Ardas Khalsa has been a Computational Linguist for more than 9 years at SYSTRAN. Her role is to enrich language resources and train machine translation models. Discover her portrait, her job and what drives her every day.
Can you introduce yourself?
I am Ardas, Computational Linguist at SYSTRAN for 9 years. I am part of a team focused on language development, which includes researchers, engineers and language engineers.
Within this team, everyone has his or her own specialty: from data processing, to the search for new methods, to linguistic development, to the creation and enrichment of translation models. Each Computational Linguist on the team is also a specialist in a language family (Germanic, Latin or Slavic for example).
My main languages are English and Spanish, but I can also work on languages for which I am not bilingual according to need, such as Armenian or Georgian. In fact, I am currently working on an African language: Hausa.
What is a Computational Linguist?
At SYSTRAN, the Computational Linguist works on creating and improving translation engines.
For each language pair, we feed this engine with data: it is essentially high-quality translations and dedicated language resources able to cover the particularities of a source and target language.
We also support the engine training on this data, so that it learns how to translate new content into other contexts, thanks to the examples examined and its capabilities that relate to artificial intelligence.
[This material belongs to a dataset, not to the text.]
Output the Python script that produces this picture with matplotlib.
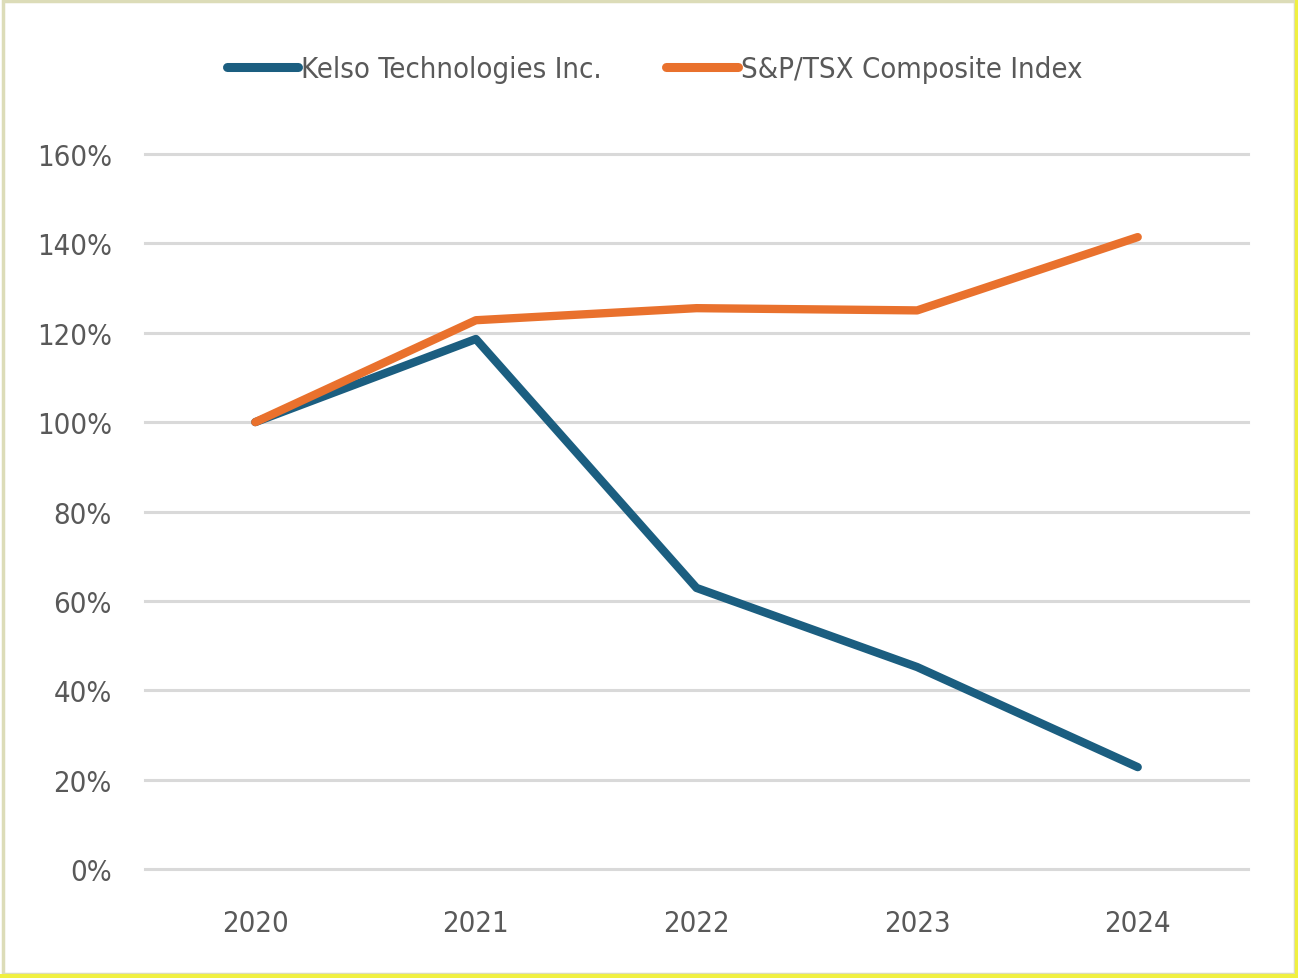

The translation engine is the “brain” that allows the machine to translate. Texts should be provided to enable continuous improvement and learning. This tool, trained in this way, makes it possible to gain in accuracy, in time, in cost, but also to obtain a more human and fluid translation.
How do you do that?
When creating a translation engine for a new language pair or to enrich the database, I will collect the best possible bilingual data – also called bitext corpus – and prepare it to make it as “clean” as possible.
To do this, I will identify and then correct or filter any problems in this data. These can be unaligned segments (a translation that does not match the source) or broken characters (an encoding problem for an accented character).
What do you think defines a good corpus?
The corpus is an already translated text that allows the machine to be trained like a human brain: the more it learns, the more it knows and the better it translates.
The quality of the corpus is therefore essential to correctly translate the contents.
At SYSTRAN, this is a major focus. A corpus of quality must be well aligned – the matches between languages must be well made – and the errors of substance and form well corrected.
The more the corpus is supplied, the more material the machine will have to learn.
If an existing corpus is too short, SYSTRAN will enrich it with other corpus that we rework.
What are your other missions?
In addition to this task, I am enriching the internal documentation used by our users or partners to explain and make public engine updates.
I also work with the R&D teams, who look at the translation in context, and create test files for them by identifying the interesting sentences to test.
As a Computational Linguist, I am also sometimes asked to give my opinion on the accuracy of a translation.
The role of Computational Linguist is a real guarantee of the quality of machine training and therefore of the performance of machine translation. This is also a key role, since Computational Linguists work with technical engineers and the R&D department in a cross-sectional way.